(images via: Drink It Or Die)
It takes a lotta brass to call your bottled water WATER™ and the powers behind it are mining a whole lotta heavy metal – though there’s none to be found in their supposed product. “Captured at the purest of sources from Lake Titicaca in South American Andes Mountains,” as opposed to various other Andes Mountains, WATER™ is right about one thing: “Drink it or Die, nothing could be more True.”
FIJI Water is sourced from an artesian aquifer in the Yaqara Valley of the Fijian island of Viti Levu. By the time natural rainwater filters through the island’s volcanic rock and soil, it’s an estimated 200 years old and has absorbed above-average (though still trace) amounts of Calcium and Magnesium. The company is owned by American billionaires Stewart and Lynda Rae Resnick, and a clever marketing campaign has successfully associated FIJI Water with rich, famous and beautiful celebrities.
(image via: FIJI Water)
Proponents of FIJI Water state its distinctive combination of elements and minerals give it a uniquely appealing “soft” mouth feel that warrants the paying of otherwise exorbitant prices. Still, the entire environmentally unfriendly concept of importing water from an island on the other side of the world where (according to one report) 53 percent of the inhabitants don’t have a reliable source of fresh drinking water makes one wonder to say the least.
Diet Water… made in Japan and approved by the Department of Redundancy Department.
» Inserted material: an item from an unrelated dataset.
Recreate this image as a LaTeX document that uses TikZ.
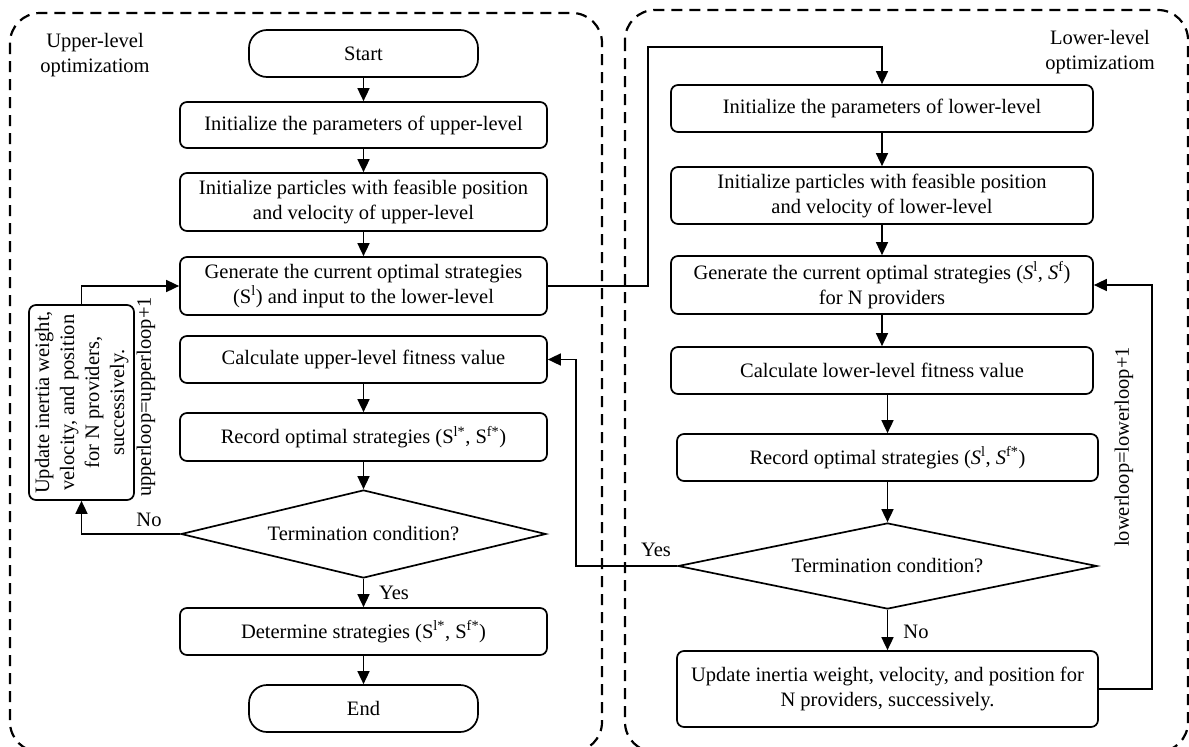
\documentclass[tikz,border=0pt]{standalone}
\usepackage{fontspec}
\setmainfont{Liberation Serif}
\usetikzlibrary{shapes.geometric,arrows.meta}
\begin{document}
\begin{tikzpicture}[x=1pt,y=-1pt,
  every node/.style={font=\fontsize{20.5}{25}\selectfont},
  box/.style={draw, line width=1.7pt, rounded corners=7pt, align=center, inner sep=0pt},
  term/.style={box, rounded corners=18pt},
  dec/.style={draw, diamond, line width=1.7pt, inner sep=0pt, align=center},
  arr/.style={line width=1.6pt, -{Triangle[length=13pt,width=12pt]}},
  frame/.style={draw, dash pattern=on 11pt off 7pt, line width=2.2pt, rounded corners=30pt},
  lab/.style={inner sep=0pt, align=center}
]
\useasboundingbox (0,0) rectangle (1189,747);
% containers
\draw[frame] (10,13) rectangle (602,752);
\draw[frame] (625,10) rectangle (1188,752);
% titles
\node[lab] (tu) at (95,55) {Upper-level\\optimizatiom};
\node[lab] (tl) at (1100,52.5) {Lower-level\\optimizatiom};
% upper level
\node[term, minimum width=229, minimum height=47] (st) at (363.5,53.5) {Start};
\node[box, minimum width=367, minimum height=46] (ipu) at (363.5,125) {Initialize the parameters of upper-level};
\node[box, minimum width=367, minimum height=58] (ppu) at (363.5,202) {Initialize particles with feasible position\\and velocity of upper-level};
\node[box, minimum width=367, minimum height=58] (gu) at (363.5,286) {Generate the current optimal strategies\\(S\textsuperscript{l}) and input to the lower-level};
\node[box, minimum width=367, minimum height=47] (cu) at (363.5,359.5) {Calculate upper-level fitness value};
\node[box, minimum width=367, minimum height=48] (ru) at (363.5,437) {Record optimal strategies (S\textsuperscript{l*}, S\textsuperscript{f*})};
\node[dec, shape aspect=4.15, minimum width=365, minimum height=88] (du) at (363.5,534) {Termination condition?};
\node[box, minimum width=367, minimum height=47] (dt) at (363.5,631.5) {Determine strategies (S\textsuperscript{l*}, S\textsuperscript{f*})};
\node[term, minimum width=229, minimum height=47] (en) at (363.5,708.5) {End};
\node[box, minimum width=105, minimum height=195] (uu) at (81.5,402.5) {\rotatebox{90}{\setlength{\tabcolsep}{0pt}\begin{tabular}{c}Update inertia weight,\\velocity, and position\\for N providers,\\successively.\end{tabular}}};
\node[lab, rotate=90] (lu) at (146,397) {upperloop=upperloop+1};
% lower level
\node[box, minimum width=422, minimum height=47] (il) at (882,108.5) {Initialize the parameters of lower-level};
\node[box, minimum width=422, minimum height=57] (pl) at (882,195.5) {Initialize particles with feasible position\\and velocity of lower-level};
\node[box, minimum width=422, minimum height=58] (gl) at (882,285) {Generate the current optimal strategies (\textit{S}\textsuperscript{l}, \textit{S}\textsuperscript{f})\\for N providers};
\node[box, minimum width=422, minimum height=47] (cl) at (882,370.5) {Calculate lower-level fitness value};
\node[box, minimum width=421, minimum height=47] (rl) at (887.5,457.5) {Record optimal strategies (\textit{S}\textsuperscript{l}, \textit{S}\textsuperscript{f*})};
\node[dec, shape aspect=4.9, minimum width=419, minimum height=86] (dl) at (887.5,566) {Termination condition?};
\node[box, minimum width=421, minimum height=76] (ul) at (887.5,689) {Update inertia weight, velocity, and position for\\N providers, successively.};
\node[lab, rotate=90] (ll) at (1124,447) {lowerloop=lowerloop+1};
% branch labels
\node[lab] (no1) at (149,520) {No};
\node[lab] (ye1) at (394,593) {Yes};
\node[lab] (ye2) at (656,550) {Yes};
\node[lab] (no2) at (916,632) {No};
% connectors upper
\draw[arr] (st) -- (ipu);
\draw[arr] (ipu) -- (ppu);
\draw[arr] (ppu) -- (gu);
\draw[arr] (cu) -- (ru);
\draw[arr] (ru) -- (du);
\draw[arr] (du) -- (dt);
\draw[arr] (dt) -- (en);
\draw[arr] (du.west) -| (uu.south);
\draw[arr] (uu.north) |- (gu.west);
\coordinate (c1) at (648,47);
\draw[arr] (gu.east) -| (c1) -| (il.north);
% connectors lower
\draw[arr] (il) -- (pl);
\draw[arr] (pl) -- (gl);
\draw[arr] (gl) -- (cl);
\draw[arr] (cl.south -| rl.north) -- (rl.north);
\draw[arr] (rl) -- (dl);
\draw[arr] (dl) -- (ul);
\coordinate (c2) at (1152,0);
\draw[arr] (ul.east) -| (c2 |- gl.east) -- (gl.east);
\coordinate (c3) at (576,0);
\draw[arr] (dl.west) -| (c3 |- cu.east) -- (cu.east);
\end{tikzpicture}
\end{document}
An actual product marketed by the huge Sapporo Beer drinks conglomerate, Diet Water is an unfortunately named forerunner of the much more successful Vitamin Water though without any added sugar. Since Diet Water’s been discontinued it’s hard to know what effect it had on regular imbibers… maybe they slimmed themselves out of existence.
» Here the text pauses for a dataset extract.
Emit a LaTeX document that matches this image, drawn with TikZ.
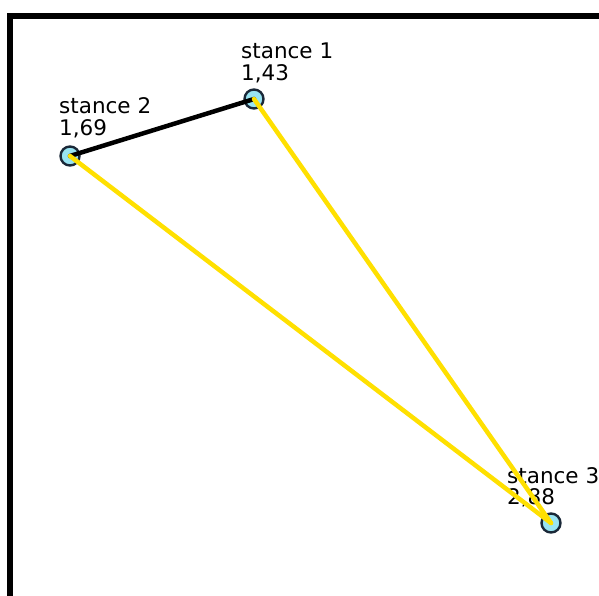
\documentclass[tikz,border=0pt]{standalone}
\usepackage{fontspec}
\setmainfont{DejaVu Sans}
\definecolor{nodefill}{HTML}{99E4F2}
\definecolor{nodeline}{HTML}{1A2838}
\definecolor{edgeyellow}{HTML}{FFE000}
\tikzset{
  stancenode/.style={circle, draw=nodeline, line width=2.4pt, fill=nodefill, minimum size=19pt, inner sep=0pt},
  lbl/.style={anchor=base west, inner sep=0pt, font=\fontsize{21.5}{22}\selectfont, text=black},
  blackedge/.style={draw=black, line width=4.5pt, line cap=round},
  yellowedge/.style={draw=edgeyellow, line width=4.5pt, line cap=round}
}
\begin{document}
\begin{tikzpicture}[x=1pt,y=-1pt]
\useasboundingbox (0,0) rectangle (599,595);
\fill[white] (0,0) rectangle (599,595);
% frame
\draw[line width=6pt, line join=miter] (10,600) -- (10,16) -- (605,16);
% nodes
\node[stancenode] (s1) at (254,99) {};
\node[stancenode] (s2) at (70,156) {};
\node[stancenode] (s3) at (551,523) {};
% labels
\node[lbl] (l1a) at (241,58) {stance 1};
\node[lbl] (l1b) at (241,80) {1,43};
\node[lbl] (l2a) at (59,113) {stance 2};
\node[lbl] (l2b) at (59,135) {1,69};
\node[lbl] (l3a) at (507,483) {stance 3};
\node[lbl] (l3b) at (507,504) {2,88};
% edges
\draw[blackedge] (s2.center) -- (s1.center);
\draw[yellowedge] (s1.center) -- (s3.center);
\draw[yellowedge] (s2.center) -- (s3.center);
\end{tikzpicture}
\end{document}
(images via: Journal Arabia)
Conspicuous consumption starts and ends with Bling H2O, with the end being $2,600 per bottle for the Swarovski crystal encrusted “Dubai Edition”. Purchasers buying Bling H2O for the contents – assuming there are such creatures – can rest assured they’re partaking of a nine times filtered product of a natural spring in Dandridge, Tennessee.
(image via: Sull.TV)
One doesn’t have to be filthy rich to enjoy a bottle of Bling H2O: prices start in the $20 range which is no small potatoes in itself. Hey, Bill Gates and Warren Buffett started small, so can you!
Canned Bottled Water
Has bottled water achieved such a level of conceptual separation from plain old “water water” that it retains its identity without any bottle being involved? The proof’s in the pudding: Canned Bottled Water from Japan, sold in retail markets for just 100 yen (about $1.30) per can. One possible explanation for this Carlinesque (jumbo shrimp, plastic glass, military intelligence) creation lies in the 災害 characters on the can which stand for “disaster”… they’re great for stocking the cellar or fallout shelter. Even so, why not just label it “Canned Water” or even less obviously, “Water” (we can SEE it’s in a can, duh). What’s next, Bottled Canned Water?
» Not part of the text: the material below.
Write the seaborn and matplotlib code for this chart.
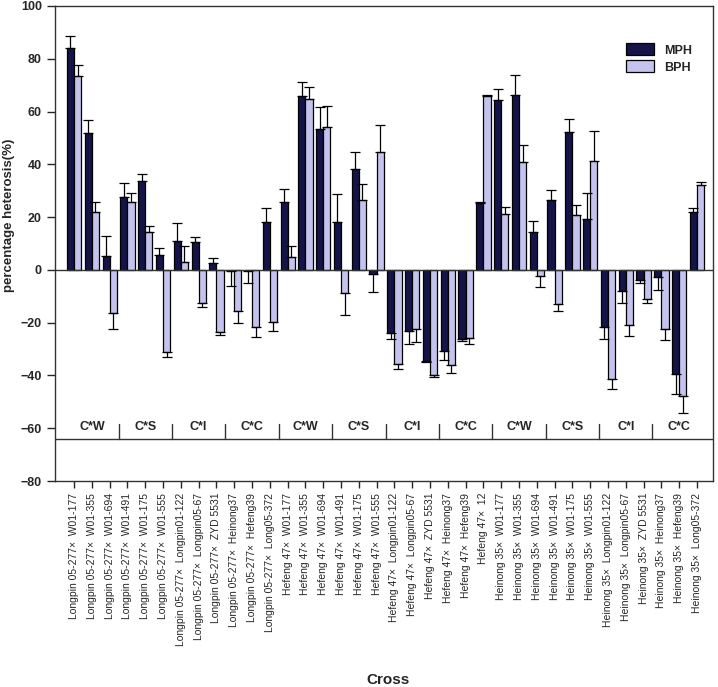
import matplotlib
matplotlib.use("Agg")
import matplotlib.pyplot as plt
import numpy as np
import pandas as pd
import seaborn as sns

# crosses in plotting order
female = ["Longpin 05-277×"] * 12 + ["Hefeng 47×"] * 12 + ["Heinong 35×"] * 12
male = ["W01-177", "W01-355", "W01-694", "W01-491", "W01-175", "W01-555",
        "Longpin01-122", "Longpin05-67", "ZYD 5531", "Heinong37", "Hefeng39", "Long05-372",
        "W01-177", "W01-355", "W01-694", "W01-491", "W01-175", "W01-555",
        "Longpin01-122", "Longpin05-67", "ZYD 5531", "Heinong37", "Hefeng39", "12",
        "W01-177", "W01-355", "W01-694", "W01-491", "W01-175", "W01-555",
        "Longpin01-122", "Longpin05-67", "ZYD 5531", "Heinong37", "Hefeng39", "Long05-372"]
crosses = [f + "  " + m for f, m in zip(female, male)]

groups = ["C*W", "C*S", "C*I", "C*C"] * 3

mph = [84.1, 52.0, 5.3, 27.7, 33.5, 5.6, 11.0, 10.5, 2.7, -0.6, -0.6, 18.3,
       25.7, 66.0, 53.5, 18.3, 38.2, -1.5, -24.0, -23.1, -34.4, -30.9, -26.3, 25.3,
       64.5, 66.4, 14.2, 26.3, 52.3, 19.4, -21.5, -8.0, -3.8, -2.8, -39.6, 22.1]
mph_err = [4.4, 4.7, 7.6, 5.3, 2.9, 2.6, 6.6, 1.9, 1.8, 5.5, 4.2, 5.0,
           4.8, 5.2, 8.2, 10.4, 6.6, 7.0, 2.3, 5.0, 0.5, 3.3, 0.6, 0.3,
           3.9, 7.5, 4.5, 3.8, 4.9, 9.7, 4.7, 4.5, 1.3, 5.0, 7.3, 1.2]
bph = [73.5, 21.9, -16.4, 25.9, 14.2, -31.0, 2.9, -12.5, -23.4, -15.4, -21.5, -19.6,
       4.9, 64.6, 54.0, -8.9, 26.6, 44.8, -35.7, -22.3, -40.0, -36.2, -25.9, 65.8,
       21.1, 40.7, -2.5, -12.9, 20.7, 41.1, -41.5, -20.9, -11.0, -22.4, -47.7, 32.1]
bph_err = [4.2, 3.8, 6.0, 3.2, 2.6, 1.9, 6.2, 1.6, 1.3, 4.6, 3.8, 3.4,
           4.1, 4.8, 8.2, 8.1, 6.0, 10.2, 2.0, 5.2, 0.5, 2.8, 2.1, 0.6,
           2.9, 6.5, 3.8, 2.7, 3.8, 11.4, 3.7, 4.0, 1.4, 4.0, 6.5, 1.3]

colors = {"MPH": "#0b0b52", "BPH": "#bcbcf4"}

df = pd.DataFrame({
    "cross": crosses * 2,
    "type": ["MPH"] * len(crosses) + ["BPH"] * len(crosses),
    "value": mph + bph,
    "err": mph_err + bph_err,
})

sns.set_style("ticks")
plt.rcParams["font.family"] = ["Liberation Sans", "DejaVu Sans"]

fig, ax = plt.subplots(figsize=(7.18, 6.87), dpi=100)
fig.subplots_adjust(left=55 / 718, right=713 / 718, top=1 - 6 / 687, bottom=1 - 481 / 687)

sns.barplot(data=df, x="cross", y="value", hue="type", palette=colors,
            edgecolor="black", linewidth=0.9, width=0.8, errorbar=None, ax=ax)

# one-sided error bars (away from zero)
for cont, errs in zip(ax.containers, [mph_err, bph_err]):
    for bar, e in zip(cont, errs):
        xc = bar.get_x() + bar.get_width() / 2
        v = bar.get_height() if bar.get_y() == 0 else bar.get_y()
        lo, hi = (0, e) if v >= 0 else (e, 0)
        ax.errorbar(xc, v, yerr=[[lo], [hi]], fmt="none", ecolor="black",
                    elinewidth=0.9, capsize=3.5, capthick=0.9)

ax.axhline(0, color="#333333", lw=1.0)
ax.axhline(-64, color="#333333", lw=1.0)

# group separators and labels
for g, name in enumerate(groups):
    ax.text(g * 3 + 1, -59.5, name, ha="center", va="center",
            fontsize=9, fontweight="bold")
    if g > 0:
        ax.plot([g * 3 - 0.5, g * 3 - 0.5], [-64, -58.5], color="#333333", lw=1.0)

ax.set_xlim(-1.07, 35.9)
ax.set_ylim(-80, 100)
ax.set_yticks(np.arange(-80, 101, 20))
ax.tick_params(axis="y", labelsize=9, length=6, width=1)
for t in ax.get_yticklabels():
    t.set_fontweight("bold")
ax.tick_params(axis="x", labelsize=7.5, length=5, width=1, rotation=90)

for s in ax.spines.values():
    s.set_linewidth(1.0)
    s.set_color("#333333")

ax.set_ylabel("percentage heterosis(%)", fontsize=9.5, fontweight="bold")
ax.yaxis.set_label_coords(-0.061, 0.56)
ax.set_xlabel("Cross", fontsize=11, fontweight="bold")
ax.xaxis.label.set_va("baseline")
ax.xaxis.set_label_coords(0.506, -0.428)

leg = ax.legend(loc="upper right", bbox_to_anchor=(0.985, 0.945), frameon=False,
                handlelength=2.2, handleheight=1.1, labelspacing=0.3,
                prop={"weight": "bold", "size": 9})

fig.savefig("out.png", dpi=100)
(image via: National Geographic)
There are few consumer comestibles more polarizing than bottled water and some manufacturers (Berg water and FIJI Water are prime examples) go out of their way to greenwash their products. It IS possible to be an eco-friendly bottled water user – the main factor involves reusing the bottle or bottles. Sometimes even that isn’t enough but one thing’s certain: at least you can reuse a bottle.